Roth: Yeah, that’s right. So he happened to own this ranch, and they were looking to sell it about 10 years ago, and then one of the guys who worked for him had this great idea of “Hey, you know this is one of the windiest spots in the continental United States. We could build a pretty big wind farm here.” And so they’ve been working on it for 10 years. They want to build 1,000 turbines, which would be the biggest wind farm by far in the country. And they would like to build a 730-mile power line just dedicated to this project to transmit that electricity to California, which wants it.

Ryssdal: California and its 39, whatever it is, million people. Right? 

Roth: Yeah. 39 [million] compared to about 500,000 or 600,000 in Wyoming. They just don’t have the population there to even use that energy.

Ryssdal: Anschutz made his money in part in oil.
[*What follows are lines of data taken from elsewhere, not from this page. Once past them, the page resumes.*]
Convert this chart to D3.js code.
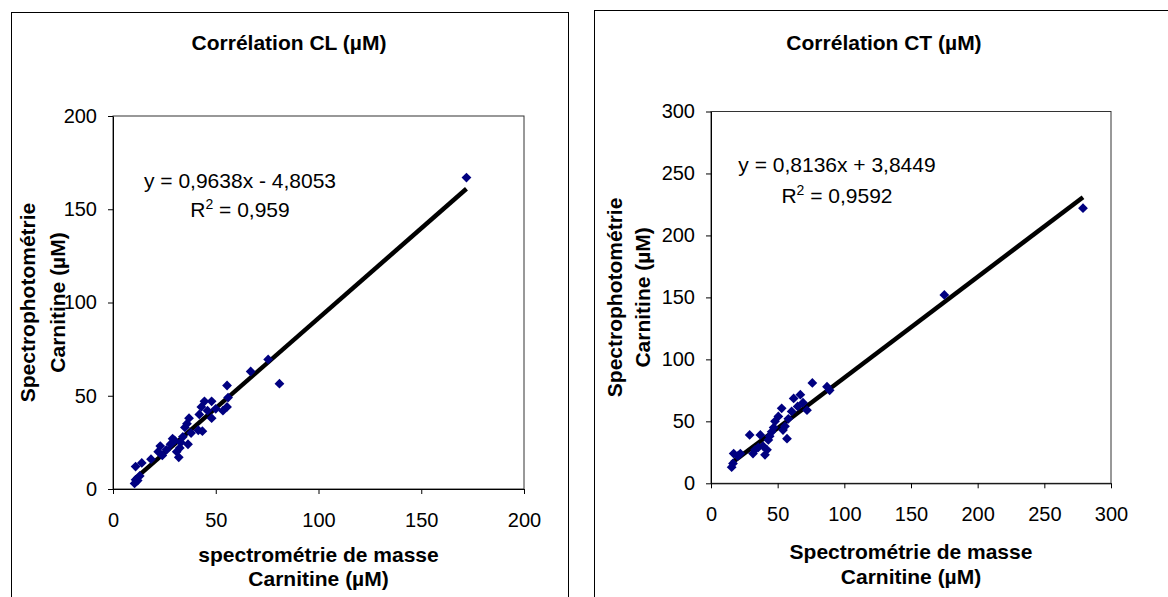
<!DOCTYPE html>
<html>
<head>
<meta charset="utf-8">
<script src="https://cdn.jsdelivr.net/npm/d3@7"></script>
<style>
  html, body { margin: 0; padding: 0; background: #fff; }
  svg { display: block; font-family: Arial, "Liberation Sans", sans-serif; }
</style>
</head>
<body>
<svg id="chart" width="1168" height="597"></svg>
<script>
// ---------- DATA ----------
const clTitle = "Corrélation CL (µM)";
const clXLabel = ["spectrométrie de masse", "Carnitine (µM)"];
const clYLabel = ["Spectrophotométrie", "Carnitine (µM)"];
const clTicks = [0, 50, 100, 150, 200];
const clMass = [10.5, 11, 12, 13, 11, 14, 18.5, 22, 23, 24, 26, 28, 29, 30, 31, 32, 32.5, 33, 34, 35, 36, 37, 36.5, 38, 41.5, 43.5, 42, 44.5, 43, 46, 48, 48, 50, 53.5, 55.5, 56, 55.5, 67, 75.5, 81, 172];
const clSpectro = [3, 5, 4.5, 7, 12, 14, 16, 20, 23, 18, 21, 24, 27, 26, 20, 17, 22, 25, 28, 33, 35, 38, 24, 30, 31.5, 31, 40, 47, 44, 42, 38, 47, 43, 42, 44, 49, 55.5, 63, 69.5, 56.5, 167];
const clSlope = 0.9638, clIntercept = -4.8053;
const clEquation = "y = 0,9638x - 4,8053";
const clR2 = "0,959";

const ctTitle = "Corrélation CT (µM)";
const ctXLabel = ["Spectrométrie de masse", "Carnitine (µM)"];
const ctYLabel = ["Spectrophotométrie", "Carnitine (µM)"];
const ctTicks = [0, 50, 100, 150, 200, 250, 300];
const ctMass = [15.5, 16.5, 17, 20, 22, 29, 31.5, 33, 35.5, 37, 39, 40.5, 42, 43, 44, 45.5, 47, 48, 50.5, 53, 54, 55.5, 57, 58, 60.5, 62, 65, 67, 69, 72, 76, 87, 89, 175, 279];
const ctSpectro = [13, 16, 24, 22, 24, 39, 24, 27, 29, 39, 30, 23, 27, 35, 38, 41.5, 45, 50, 54, 60.5, 43, 46, 36, 52, 58, 68.5, 62, 71.5, 65, 59, 81, 78, 75, 152, 222];
const ctSlope = 0.8136, ctIntercept = 3.8449;
const ctEquation = "y = 0,8136x + 3,8449";
const ctR2 = "0,9592";

// ---------- LAYOUT ----------
const charts = [
  {
    title: clTitle, xLabel: clXLabel, yLabel: clYLabel, ticks: clTicks,
    xs: clMass, ys: clSpectro, slope: clSlope, intercept: clIntercept,
    eq: clEquation, r2: clR2,
    frame: {x: 11, y: 12, w: 557, h: 620},
    plot: {l: 113, r: 524, t: 116, b: 489},
    titlePos: [289, 50],
    yLabelX: [35, 65],
    xLabelY: [562, 586],
    eqPos: [240, 188, 217]
  },
  {
    title: ctTitle, xLabel: ctXLabel, yLabel: ctYLabel, ticks: ctTicks,
    xs: ctMass, ys: ctSpectro, slope: ctSlope, intercept: ctIntercept,
    eq: ctEquation, r2: ctR2,
    frame: {x: 594, y: 10, w: 590, h: 620},
    plot: {l: 711, r: 1111, t: 111.5, b: 483.3},
    titlePos: [884, 50],
    yLabelX: [622, 650],
    xLabelY: [559, 584],
    eqPos: [837, 172, 203]
  }
];

const svg = d3.select("#chart");
svg.append("rect").attr("width", 1168).attr("height", 597).attr("fill", "#fff");

charts.forEach(c => {
  const g = svg.append("g");
  const dom = [c.ticks[0], c.ticks[c.ticks.length - 1]];
  const x = d3.scaleLinear().domain(dom).range([c.plot.l, c.plot.r]);
  const y = d3.scaleLinear().domain(dom).range([c.plot.b, c.plot.t]);

  g.append("rect")
    .attr("x", c.frame.x + 0.5).attr("y", c.frame.y + 0.5)
    .attr("width", c.frame.w).attr("height", c.frame.h)
    .attr("fill", "none").attr("stroke", "#000").attr("stroke-width", 1);

  g.append("text")
    .attr("x", c.titlePos[0]).attr("y", c.titlePos[1])
    .attr("text-anchor", "middle")
    .attr("font-size", 21).attr("font-weight", "bold")
    .text(c.title);

  g.append("rect")
    .attr("x", c.plot.l).attr("y", c.plot.t)
    .attr("width", c.plot.r - c.plot.l).attr("height", c.plot.b - c.plot.t)
    .attr("fill", "none").attr("stroke", "#333").attr("stroke-width", 1);

  const xAxis = d3.axisBottom(x).tickValues(c.ticks).tickSize(5).tickPadding(19).tickSizeOuter(0);
  const yAxis = d3.axisLeft(y).tickValues(c.ticks).tickSize(5).tickPadding(11).tickSizeOuter(0);
  const gx = g.append("g").attr("transform", `translate(0,${c.plot.b})`).call(xAxis);
  const gy = g.append("g").attr("transform", `translate(${c.plot.l},0)`).call(yAxis);
  [gx, gy].forEach(ax => {
    ax.selectAll("text").attr("font-size", 20).attr("font-family", "Arial, 'Liberation Sans', sans-serif").attr("fill", "#000");
    ax.selectAll("line").attr("stroke", "#000");
    ax.select(".domain").attr("stroke", "#000");
  });

  c.xLabel.forEach((t, i) => {
    g.append("text")
      .attr("x", (c.plot.l + c.plot.r) / 2).attr("y", c.xLabelY[i])
      .attr("text-anchor", "middle").attr("font-size", 21).attr("font-weight", "bold")
      .text(t);
  });
  const cy = (c.plot.t + c.plot.b) / 2;
  c.yLabel.forEach((t, i) => {
    g.append("text")
      .attr("transform", `translate(${c.yLabelX[i]},${cy}) rotate(-90)`)
      .attr("text-anchor", "middle").attr("font-size", 21).attr("font-weight", "bold")
      .text(t);
  });

  const x0 = d3.min(c.xs), x1 = d3.max(c.xs);
  g.append("line")
    .attr("x1", x(x0)).attr("y1", y(c.slope * x0 + c.intercept))
    .attr("x2", x(x1)).attr("y2", y(c.slope * x1 + c.intercept))
    .attr("stroke", "#000").attr("stroke-width", 4.5);

  const sym = d3.symbol().type(d3.symbolSquare).size(48);
  g.append("g").selectAll("path")
    .data(c.xs.map((v, i) => [v, c.ys[i]]))
    .join("path")
    .attr("d", sym)
    .attr("transform", d => `translate(${x(d[0])},${y(d[1])}) rotate(45)`)
    .attr("fill", "#000080");

  g.append("text")
    .attr("x", c.eqPos[0]).attr("y", c.eqPos[1])
    .attr("text-anchor", "middle").attr("font-size", 21)
    .text(c.eq);
  const r2 = g.append("text")
    .attr("x", c.eqPos[0]).attr("y", c.eqPos[2])
    .attr("text-anchor", "middle").attr("font-size", 21);
  r2.append("tspan").text("R");
  r2.append("tspan").attr("font-size", 14).attr("dy", -8).text("2");
  r2.append("tspan").attr("dy", 8).text(" = " + c.r2);
});
</script>
</body>
</html>
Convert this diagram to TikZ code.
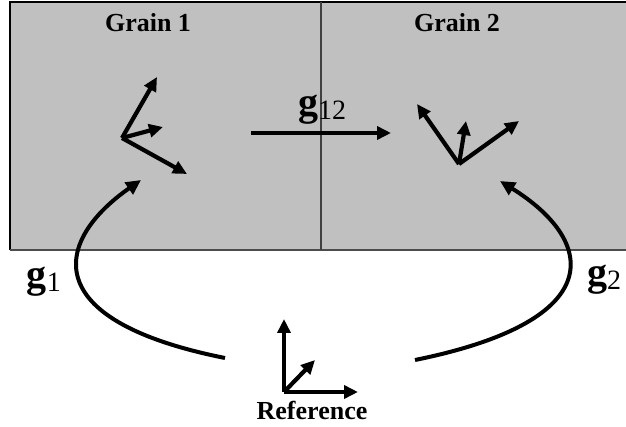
\documentclass[tikz,border=0pt]{standalone}
\usepackage{fontspec}
\setmainfont{Liberation Serif}
\usetikzlibrary{arrows.meta}
\definecolor{graingray}{RGB}{192,192,192}
\newcommand{\rotsub}[1]{\raisebox{-4pt}{\fontsize{28}{30}\selectfont\mdseries #1}}
\begin{document}
\begin{tikzpicture}[x=1pt, y=-1pt,
    axis/.style={line width=4.2pt, -{Triangle[length=14pt,width=13pt]}},
    path/.style={line width=4pt, -{Triangle[length=15pt,width=14pt]}},
    title/.style={font=\fontsize{26}{30}\selectfont\bfseries},
    rot/.style={font=\fontsize{40}{44}\selectfont\bfseries, inner sep=0pt}]
    \useasboundingbox (0,0) rectangle (626,427);
    \fill[graingray] (10,2) rectangle (626,250);
    \draw[line width=1.8pt] (626,2) -- (10,2) -- (10,250);
    \draw[line width=2.2pt, black!70] (10,250) -- (626,250);
    \draw[line width=1.2pt, black!75] (321,2) -- (321,250);
    \node[title] (grain1) at (148,23) {Grain 1};
    \node[title] (grain2) at (457,23) {Grain 2};
    % grain 1 frame
    \coordinate (o1) at (122,138);
    \coordinate (a1) at (157,77);
    \coordinate (b1) at (163,127);
    \coordinate (c1) at (187,174);
    \draw[axis] (o1) -- (a1);
    \draw[axis] (o1) -- (b1);
    \draw[axis] (o1) -- (c1);
    % grain 2 frame
    \coordinate (o2) at (459,164);
    \coordinate (a2) at (417,104);
    \coordinate (b2) at (466,121);
    \coordinate (c2) at (519,121);
    \draw[axis] (o2) -- (a2);
    \draw[axis] (o2) -- (b2);
    \draw[axis] (o2) -- (c2);
    % reference frame
    \coordinate (o0) at (284,392);
    \coordinate (a0) at (284,319);
    \coordinate (b0) at (315,360);
    \coordinate (c0) at (358,392);
    \draw[axis] (o0) -- (a0);
    \draw[axis] (o0) -- (b0);
    \draw[axis] (o0) -- (c0);
    \node[title] (ref) at (312,410) {Reference};
    % misorientation
    \coordinate (m1) at (251,133);
    \coordinate (m2) at (391,133);
    \draw[axis] (m1) -- (m2);
    \node[rot] (g12) at (322,110) {g\rotsub{12}};
    % orientations
    \coordinate (s1) at (225,358);
    \coordinate (e1) at (141,180);
    \draw[path] (s1) .. controls (35,320) and (55,240) .. (e1);
    \node[rot] (g1) at (44,282) {g\rotsub{1}};
    \coordinate (s2) at (415,360);
    \coordinate (e2) at (500,181);
    \draw[path] (s2) .. controls (612,320) and (595,240) .. (e2);
    \node[rot] (g2) at (604,280) {g\rotsub{2}};
\end{tikzpicture}
\end{document}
Wyoming is a big, big oil and gas and coal state. They are not taking fondly, the Wyoming-ans, to this development, are they?

Roth: Well, it’s really tricky. Because on the one hand, they’re totally dependent on coal and oil and gas, and they have been for a long time. Fossil fuels are, like, 70 percent of state revenue. On the flip side, the people in power and in Cheyenne, the capital, see that fossil fuels and coal especially is on the decline. And on the one hand, they see wind as “Hey, this is a potential new source of revenue for us.” They’re already the only state in the country to tax wind energy, and now what they want to do is — some lawmakers anyway — want to raise the tax substantially. And so on the one hand, that could be something that in theory could raise new revenues for them. But on the other hand, there’s a fear among some people — especially those in the local areas, where these projects would be developed — that what they would actually do if they did that would be to tax the industry out of existence.

Ryssdal: So, here we are though, talking renewables in a state that’s got a history of fossil fuels. We are in a brand-new presidential administration that is very heavy on fossil fuels, not so much renewables. How does this all play out? Because as the folks in your articles say — and I will tell you, it’s a great series — but they basically say the market is going to decide this.

Roth: They do. That’s one of the most interesting trends in renewable energy right now. In the past, it’s been something that’s been thought of as, you know, policies in states like California or at the federal level are really responsible for the growth of solar and of wind. Increasingly, it’s happening because of finances, because they’re getting so cheap. I just saw some really excellent maps recently that UT-Austin did. They looked at what is the cheapest source of new electricity generation in every county in the United States. And you look at these maps, and you see across the Great Plains it’s mostly wind; in a lot of the West, it’s solar. Utilities and wealthy investors — people like Philip Anschutz and Warren Buffett — they’re making these long-term decisions about what they want to invest in, and they’re seeing that solar and wind is really the direction the country is moving in regardless of policy.